Reproduce exactly only the lines from the line that holds "Reproduce this chart with Plotly." to the line that holds "28928, 36896, 46494]", inclusive, in the listing below, and please leave out every picture.
-- start of Entries provided --
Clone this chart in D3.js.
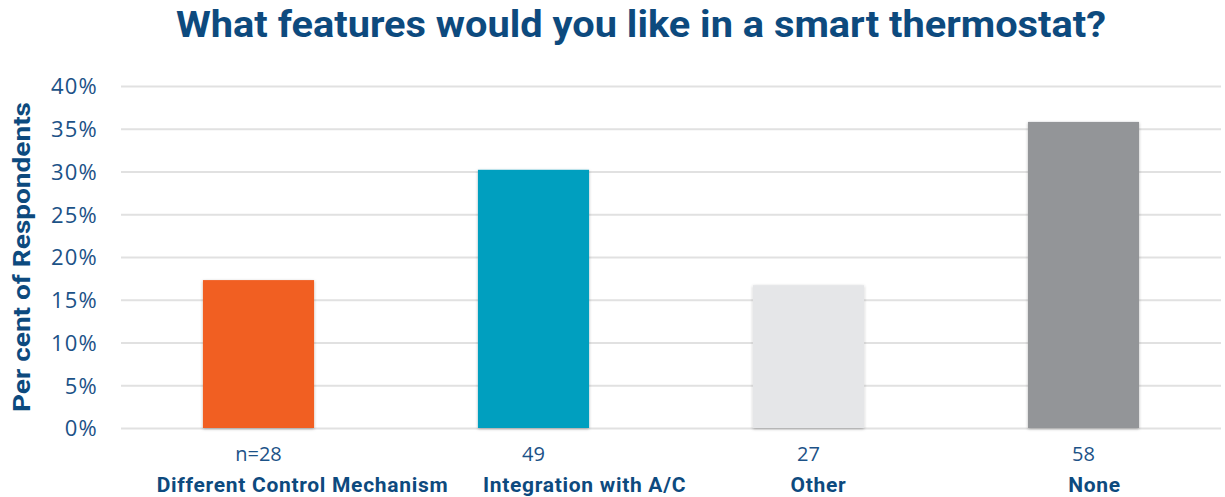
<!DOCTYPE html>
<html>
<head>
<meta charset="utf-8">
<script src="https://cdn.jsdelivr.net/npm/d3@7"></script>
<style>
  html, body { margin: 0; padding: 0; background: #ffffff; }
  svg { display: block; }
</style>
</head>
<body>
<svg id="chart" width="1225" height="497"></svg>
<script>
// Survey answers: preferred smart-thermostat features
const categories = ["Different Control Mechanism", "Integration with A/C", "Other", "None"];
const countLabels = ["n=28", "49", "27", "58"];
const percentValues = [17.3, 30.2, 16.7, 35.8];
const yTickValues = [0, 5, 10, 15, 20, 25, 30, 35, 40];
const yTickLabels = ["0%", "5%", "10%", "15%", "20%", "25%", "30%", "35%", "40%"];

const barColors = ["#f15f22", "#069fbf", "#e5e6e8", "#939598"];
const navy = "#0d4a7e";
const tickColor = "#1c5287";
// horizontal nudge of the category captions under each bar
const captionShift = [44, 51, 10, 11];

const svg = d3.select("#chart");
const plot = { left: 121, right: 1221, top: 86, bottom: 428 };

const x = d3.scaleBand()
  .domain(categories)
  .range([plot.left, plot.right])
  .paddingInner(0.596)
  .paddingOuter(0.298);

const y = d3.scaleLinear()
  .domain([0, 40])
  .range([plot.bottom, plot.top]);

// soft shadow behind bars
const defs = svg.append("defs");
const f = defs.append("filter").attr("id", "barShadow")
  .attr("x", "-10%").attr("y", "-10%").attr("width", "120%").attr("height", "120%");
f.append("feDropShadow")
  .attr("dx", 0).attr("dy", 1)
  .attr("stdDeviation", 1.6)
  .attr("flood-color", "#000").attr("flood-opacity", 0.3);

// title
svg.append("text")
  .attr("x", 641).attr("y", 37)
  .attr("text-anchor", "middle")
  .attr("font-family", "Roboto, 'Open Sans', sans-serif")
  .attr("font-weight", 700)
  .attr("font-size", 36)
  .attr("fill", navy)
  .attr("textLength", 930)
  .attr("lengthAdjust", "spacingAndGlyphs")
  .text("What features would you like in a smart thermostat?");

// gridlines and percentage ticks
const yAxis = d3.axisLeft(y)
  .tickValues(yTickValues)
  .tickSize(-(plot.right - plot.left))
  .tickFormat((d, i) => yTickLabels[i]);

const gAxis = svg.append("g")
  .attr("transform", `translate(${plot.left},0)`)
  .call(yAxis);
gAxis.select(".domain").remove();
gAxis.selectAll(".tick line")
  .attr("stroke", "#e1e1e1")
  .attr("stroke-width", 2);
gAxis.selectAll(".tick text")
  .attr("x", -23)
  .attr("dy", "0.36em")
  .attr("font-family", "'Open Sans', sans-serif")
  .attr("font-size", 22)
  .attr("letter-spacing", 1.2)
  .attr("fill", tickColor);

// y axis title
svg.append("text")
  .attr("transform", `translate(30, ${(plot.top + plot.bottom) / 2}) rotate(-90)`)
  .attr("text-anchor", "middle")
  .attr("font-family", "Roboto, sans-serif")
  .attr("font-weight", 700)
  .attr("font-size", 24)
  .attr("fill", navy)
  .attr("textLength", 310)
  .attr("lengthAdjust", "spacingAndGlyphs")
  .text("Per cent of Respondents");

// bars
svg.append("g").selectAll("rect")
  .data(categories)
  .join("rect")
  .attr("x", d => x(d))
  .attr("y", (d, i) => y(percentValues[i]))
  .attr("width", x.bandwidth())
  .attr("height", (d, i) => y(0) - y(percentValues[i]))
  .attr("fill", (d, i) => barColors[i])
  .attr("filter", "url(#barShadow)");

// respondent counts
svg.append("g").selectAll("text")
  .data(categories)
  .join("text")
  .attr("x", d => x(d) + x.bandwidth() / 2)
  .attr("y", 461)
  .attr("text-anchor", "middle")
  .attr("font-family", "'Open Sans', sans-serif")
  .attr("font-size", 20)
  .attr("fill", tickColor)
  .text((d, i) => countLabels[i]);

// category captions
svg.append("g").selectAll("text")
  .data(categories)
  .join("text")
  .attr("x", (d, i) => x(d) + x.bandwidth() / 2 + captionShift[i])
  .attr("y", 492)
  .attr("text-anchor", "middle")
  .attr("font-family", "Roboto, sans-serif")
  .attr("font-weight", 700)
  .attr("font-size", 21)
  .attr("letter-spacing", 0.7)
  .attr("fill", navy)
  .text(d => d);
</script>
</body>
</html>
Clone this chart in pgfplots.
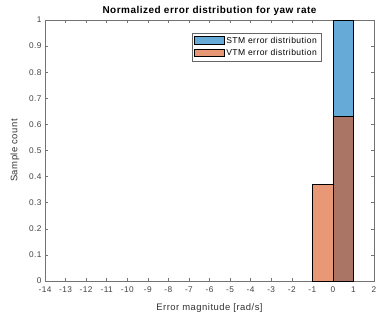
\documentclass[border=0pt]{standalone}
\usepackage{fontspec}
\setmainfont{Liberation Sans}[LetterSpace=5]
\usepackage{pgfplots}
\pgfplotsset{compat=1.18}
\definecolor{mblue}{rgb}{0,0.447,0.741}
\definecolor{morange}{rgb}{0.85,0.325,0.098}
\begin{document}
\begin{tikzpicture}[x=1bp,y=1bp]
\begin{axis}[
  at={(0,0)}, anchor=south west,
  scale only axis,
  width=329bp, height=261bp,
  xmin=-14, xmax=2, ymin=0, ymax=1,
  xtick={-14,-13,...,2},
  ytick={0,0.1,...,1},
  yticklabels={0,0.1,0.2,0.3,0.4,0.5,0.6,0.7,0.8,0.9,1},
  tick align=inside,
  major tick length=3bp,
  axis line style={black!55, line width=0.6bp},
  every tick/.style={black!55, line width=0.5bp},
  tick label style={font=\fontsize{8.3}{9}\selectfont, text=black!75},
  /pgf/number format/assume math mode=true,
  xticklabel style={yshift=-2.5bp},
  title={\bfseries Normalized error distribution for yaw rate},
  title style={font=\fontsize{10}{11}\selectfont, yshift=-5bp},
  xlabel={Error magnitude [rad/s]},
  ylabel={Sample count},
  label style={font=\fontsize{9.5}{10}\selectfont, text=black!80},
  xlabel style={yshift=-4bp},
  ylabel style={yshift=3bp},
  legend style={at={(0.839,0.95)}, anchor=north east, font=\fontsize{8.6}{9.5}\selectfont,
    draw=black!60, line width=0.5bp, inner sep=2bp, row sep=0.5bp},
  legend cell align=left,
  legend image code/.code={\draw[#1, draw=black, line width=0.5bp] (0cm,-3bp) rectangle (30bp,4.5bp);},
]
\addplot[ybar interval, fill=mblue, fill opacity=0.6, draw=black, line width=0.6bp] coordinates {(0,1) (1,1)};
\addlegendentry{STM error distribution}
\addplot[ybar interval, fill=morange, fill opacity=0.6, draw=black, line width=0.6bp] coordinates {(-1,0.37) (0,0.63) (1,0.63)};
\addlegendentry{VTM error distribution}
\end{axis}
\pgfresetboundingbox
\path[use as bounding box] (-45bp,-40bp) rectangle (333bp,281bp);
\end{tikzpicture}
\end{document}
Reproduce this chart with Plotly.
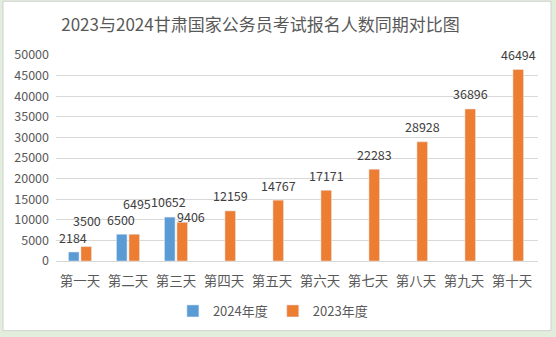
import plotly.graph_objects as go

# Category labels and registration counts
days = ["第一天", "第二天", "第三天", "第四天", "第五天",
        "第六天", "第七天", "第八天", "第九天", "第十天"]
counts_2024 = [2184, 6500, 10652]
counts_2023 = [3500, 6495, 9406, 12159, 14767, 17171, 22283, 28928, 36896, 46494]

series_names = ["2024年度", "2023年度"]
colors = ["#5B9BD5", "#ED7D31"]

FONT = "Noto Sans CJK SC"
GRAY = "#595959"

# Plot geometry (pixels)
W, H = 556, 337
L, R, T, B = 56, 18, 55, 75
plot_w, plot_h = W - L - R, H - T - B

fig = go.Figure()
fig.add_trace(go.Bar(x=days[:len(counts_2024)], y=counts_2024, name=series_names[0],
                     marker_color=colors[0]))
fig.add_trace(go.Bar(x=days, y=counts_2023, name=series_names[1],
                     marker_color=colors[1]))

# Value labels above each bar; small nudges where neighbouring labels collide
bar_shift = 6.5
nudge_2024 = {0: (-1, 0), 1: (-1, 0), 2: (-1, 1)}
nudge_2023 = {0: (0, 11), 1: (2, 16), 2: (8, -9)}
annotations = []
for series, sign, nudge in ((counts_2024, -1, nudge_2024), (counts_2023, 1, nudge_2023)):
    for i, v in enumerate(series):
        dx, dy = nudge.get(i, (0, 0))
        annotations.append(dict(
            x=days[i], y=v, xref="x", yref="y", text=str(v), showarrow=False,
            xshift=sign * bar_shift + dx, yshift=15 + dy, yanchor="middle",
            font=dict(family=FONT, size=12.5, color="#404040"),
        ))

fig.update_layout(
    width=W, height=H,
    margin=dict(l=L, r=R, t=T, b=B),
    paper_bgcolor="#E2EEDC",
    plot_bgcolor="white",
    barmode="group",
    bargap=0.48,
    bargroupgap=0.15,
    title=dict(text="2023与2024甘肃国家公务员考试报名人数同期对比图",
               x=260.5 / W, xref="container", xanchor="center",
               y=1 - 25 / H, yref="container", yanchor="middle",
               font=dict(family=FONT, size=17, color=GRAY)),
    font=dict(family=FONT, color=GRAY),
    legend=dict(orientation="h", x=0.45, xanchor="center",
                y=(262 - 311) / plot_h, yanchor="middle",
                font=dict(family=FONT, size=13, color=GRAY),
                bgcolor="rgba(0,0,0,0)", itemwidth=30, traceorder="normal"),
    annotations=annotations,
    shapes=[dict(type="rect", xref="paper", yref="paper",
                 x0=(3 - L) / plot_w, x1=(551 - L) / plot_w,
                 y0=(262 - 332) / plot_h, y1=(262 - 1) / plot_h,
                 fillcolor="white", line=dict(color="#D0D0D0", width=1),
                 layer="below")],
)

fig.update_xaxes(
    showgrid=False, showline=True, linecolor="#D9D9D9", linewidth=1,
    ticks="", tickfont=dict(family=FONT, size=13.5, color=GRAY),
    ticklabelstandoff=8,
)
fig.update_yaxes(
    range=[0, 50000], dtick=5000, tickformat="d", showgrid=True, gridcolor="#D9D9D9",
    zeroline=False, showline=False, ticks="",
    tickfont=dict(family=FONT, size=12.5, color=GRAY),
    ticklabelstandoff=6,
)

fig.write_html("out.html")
-- end of Entries provided --
_Correct output_:
Reproduce this chart with Plotly.
import plotly.graph_objects as go

# Category labels and registration counts
days = ["第一天", "第二天", "第三天", "第四天", "第五天",
        "第六天", "第七天", "第八天", "第九天", "第十天"]
counts_2024 = [2184, 6500, 10652]
counts_2023 = [3500, 6495, 9406, 12159, 14767, 17171, 22283, 28928, 36896, 46494]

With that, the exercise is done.